Re: POC: enable logical decoding when wal_level = 'replica' without a server restart - Mailing list pgsql-hackers

From Amit Kapila
Subject Re: POC: enable logical decoding when wal_level = 'replica' without a server restart
Date
Msg-id CAA4eK1LUmrNWa=JGdedzKD=gM3wq0ZsfKREQu1G8NqqWCpZPgA@mail.gmail.com
Whole thread Raw
In response to Re: POC: enable logical decoding when wal_level = 'replica' without a server restart  (Amit Kapila <amit.kapila16@gmail.com>)
Responses Re: POC: enable logical decoding when wal_level = 'replica' without a server restart
List pgsql-hackers
On Tue, Oct 28, 2025 at 5:55 PM Amit Kapila <amit.kapila16@gmail.com> wrote:
>
> I have noticed a few minor points:
>

Some more comments:
1.
-  if (RecoveryInProgress())
-  {
-    /*
-     * This check may have race conditions, but whenever
-     * XLOG_PARAMETER_CHANGE indicates that wal_level has changed, we
-     * verify that there are no existing logical replication slots. And to
-     * avoid races around creating a new slot,
-     * CheckLogicalDecodingRequirements() is called once before creating
-     * the slot, and once when logical decoding is initially starting up.
-     */
-    if (GetActiveWalLevelOnStandby() < WAL_LEVEL_LOGICAL)
-      ereport(ERROR,
-          (errcode(ERRCODE_OBJECT_NOT_IN_PREREQUISITE_STATE),
-           errmsg("logical decoding on standby requires \"wal_level\"
>= \"logical\" on the primary")));
-  }
+  /* CheckSlotRequirements() has already checked if wal_level >= 'replica' */
+
+  /*
+   * Check if logical decoding is available on standbys. Note that
+   * LogicalDecodingStatusChangeAllowed() returning false implies the
+   * recovery is in-progress. See the comments atop logicalctl.c for
+   * details.
+   */
+  if (!IsLogicalDecodingEnabled() && !LogicalDecodingStatusChangeAllowed())
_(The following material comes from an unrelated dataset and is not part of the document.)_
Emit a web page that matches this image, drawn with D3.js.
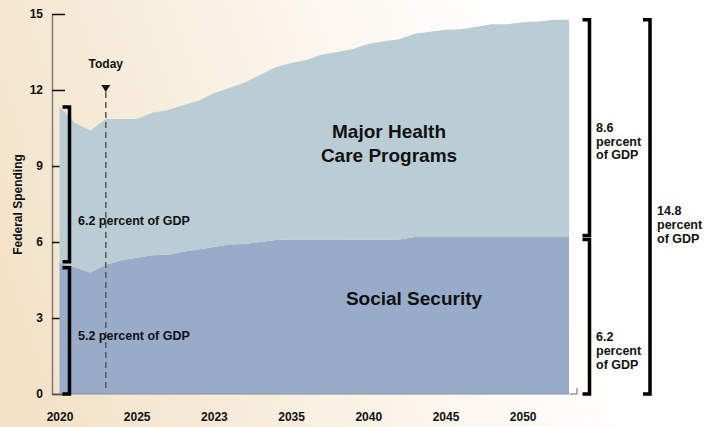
<!DOCTYPE html>
<html>
<head>
<meta charset="utf-8">
<script src="https://cdn.jsdelivr.net/npm/d3@7"></script>
<style>
  body { margin: 0; background: #fff; }
  svg { display: block; font-family: "Liberation Sans", Arial, sans-serif; font-weight: bold; }
</style>
</head>
<body>
<svg id="chart" width="713" height="427"></svg>
<script>
// values, percent of GDP
const years = [2020, 2021, 2022, 2023, 2024, 2025, 2026, 2027, 2028, 2029,
               2030, 2031, 2032, 2033, 2034, 2035, 2036, 2037, 2038, 2039,
               2040, 2041, 2042, 2043, 2044, 2045, 2046, 2047, 2048, 2049,
               2050, 2051, 2052, 2053]
const socialSecurity = [5.18, 5.0, 4.8, 5.1, 5.28, 5.38, 5.48, 5.5, 5.62, 5.7,
                        5.8, 5.9, 5.92, 6.0, 6.08, 6.1, 6.1, 6.1, 6.1, 6.1,
                        6.1, 6.1, 6.1, 6.2, 6.2, 6.2, 6.2, 6.2, 6.2, 6.2,
                        6.2, 6.2, 6.2, 6.2]
const healthCare = [6.15, 5.7, 5.6, 5.76, 5.58, 5.48, 5.62, 5.7, 5.78, 5.88,
                    6.07, 6.18, 6.38, 6.6, 6.82, 6.97, 7.08, 7.3, 7.4, 7.52,
                    7.72, 7.82, 7.9, 8.02, 8.1, 8.18, 8.2, 8.3, 8.4, 8.4,
                    8.47, 8.5, 8.57, 8.57]
const yTicks = [0, 3, 6, 9, 12, 15]
const xTicks = [2020, 2025, 2030, 2035, 2040, 2045, 2050]
const xTickLabels = ['2020', '2025', '2023', '2035', '2040', '2045', '2050']
const todayYear = 2023

const svg = d3.select('#chart')
const width = 713, height = 427

// background wash
const defs = svg.append('defs')
const grad = defs.append('linearGradient').attr('id', 'bg')
    .attr('x1', 0).attr('y1', 0.6).attr('x2', 1).attr('y2', 0.4)
grad.append('stop').attr('offset', 0).attr('stop-color', '#f3e3c9')
grad.append('stop').attr('offset', 0.45).attr('stop-color', '#faf3e8')
grad.append('stop').attr('offset', 0.78).attr('stop-color', '#ffffff')
svg.append('rect').attr('width', width).attr('height', height).attr('fill', 'url(#bg)')

const x = d3.scaleLinear().domain([2020, 2053]).range([59.5, 569])
const y = d3.scaleLinear().domain([0, 15]).range([394, 14])

const rows = years.map((yr, i) => ({year: yr, ss: socialSecurity[i], health: healthCare[i]}))
const stacked = d3.stack().keys(['ss', 'health'])(rows)
const colors = {ss: '#98acca', health: '#bacdd4'}

// y axis, ticks pointing into the plot
const yAxis = svg.append('g').attr('transform', 'translate(52,0)')
    .call(d3.axisLeft(y).tickValues(yTicks).tickSize(-13).tickSizeOuter(0).tickPadding(9))
yAxis.select('.domain').attr('stroke', '#7d7d7d').attr('stroke-width', 1.5)
yAxis.selectAll('.tick line').attr('stroke', '#111').attr('stroke-width', 1.5)
yAxis.selectAll('.tick text').attr('font-size', 12).attr('font-weight', 'bold')
    .attr('font-family', '"Liberation Sans", Arial, sans-serif').attr('fill', '#111')

// stacked areas
const area = d3.area()
    .x(d => x(d.data.year))
    .y0(d => y(d[0]))
    .y1(d => y(d[1]))
svg.append('g').selectAll('path')
    .data(stacked)
    .join('path')
    .attr('d', area)
    .attr('fill', d => colors[d.key])

// baseline
svg.append('line').attr('x1', 52).attr('x2', x(2053)).attr('y1', y(0)).attr('y2', y(0))
    .attr('stroke', '#8a8f98').attr('stroke-width', 1)
svg.append('path')
    .attr('d', `M${x(2053) + 1},${y(0)} H${x(2053) + 8} V${y(0) - 6}`)
    .attr('fill', 'none').attr('stroke', '#666').attr('stroke-width', 1)

// x axis labels
const xAxis = svg.append('g').attr('transform', `translate(0,${y(0)})`)
    .call(d3.axisBottom(x).tickValues(xTicks).tickSize(0).tickPadding(18)
        .tickFormat((d, i) => xTickLabels[i]))
xAxis.select('.domain').remove()
xAxis.selectAll('.tick text').attr('font-size', 12).attr('font-weight', 'bold')
    .attr('font-family', '"Liberation Sans", Arial, sans-serif').attr('fill', '#111')

// y axis title
svg.append('text')
    .attr('transform', 'translate(21.5,204.5) rotate(-90)')
    .attr('text-anchor', 'middle')
    .attr('font-size', 12)
    .attr('fill', '#111')
    .text('Federal Spending')

// today marker
const tx = x(todayYear)
svg.append('line').attr('x1', tx).attr('x2', tx).attr('y1', 92).attr('y2', 390)
    .attr('stroke', '#555').attr('stroke-width', 1.5).attr('stroke-dasharray', '6,4')
svg.append('path').attr('d', `M${tx - 4.5},85 L${tx + 4.5},85 L${tx},92 Z`).attr('fill', '#111')
svg.append('text').attr('x', tx).attr('y', 67.5).attr('text-anchor', 'middle')
    .attr('font-size', 12).attr('fill', '#111').text('Today')

// brackets
function bracket(bx, y1, y2) {
    svg.append('path')
        .attr('d', `M${bx - 7},${y1} H${bx} V${y2} H${bx - 7}`)
        .attr('fill', 'none').attr('stroke', '#000').attr('stroke-width', 3.5)
}
const first = rows[0], last = rows[rows.length - 1]
bracket(69.5, y(first.ss + first.health), y(first.ss) - 1)
bracket(69.5, y(first.ss) + 5, y(0))
bracket(589.5, y(last.ss + last.health), y(last.ss) - 1.5)
bracket(589.5, y(last.ss) + 2.5, y(0))
bracket(650, y(last.ss + last.health), y(0))

// annotations
function label(lines, lx, ly, size, anchor, lh) {
    const t = svg.append('text').attr('x', lx).attr('y', ly)
        .attr('font-size', size).attr('fill', '#111').attr('text-anchor', anchor)
    lines.forEach((s, i) => t.append('tspan').attr('x', lx).attr('dy', i ? lh : 0).text(s))
}
label(['6.2 percent of GDP'], 78, 225, 12.5, 'start', 0)
label(['5.2 percent of GDP'], 78, 340, 12.5, 'start', 0)
label(['8.6', 'percent', 'of GDP'], 596, 132, 12.5, 'start', 13.5)
label(['14.8', 'percent', 'of GDP'], 657, 214.5, 12.5, 'start', 14)
label(['6.2', 'percent', 'of GDP'], 596, 340.5, 12.5, 'start', 14)
label(['Major Health', 'Care Programs'], 389, 138, 19, 'middle', 23.5)
label(['Social Security'], 414, 305, 19, 'middle', 0)
</script>
</body>
</html>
In this change, code and comments without the patch are easy to
follow. IIUC, this is primarily to allow slot creation during the
promotion. How about something like:
"Check if logical decoding is available on standbys. Typically, when
running a standby, RecoveryInProgress() returning true implies that
LogicalDecodingStatusChangeAllowed() is false. However, during
promotion, there's a brief transitional phase where
RecoveryInProgress() remains true even though
LogicalDecodingStatusChangeAllowed() has already turned true.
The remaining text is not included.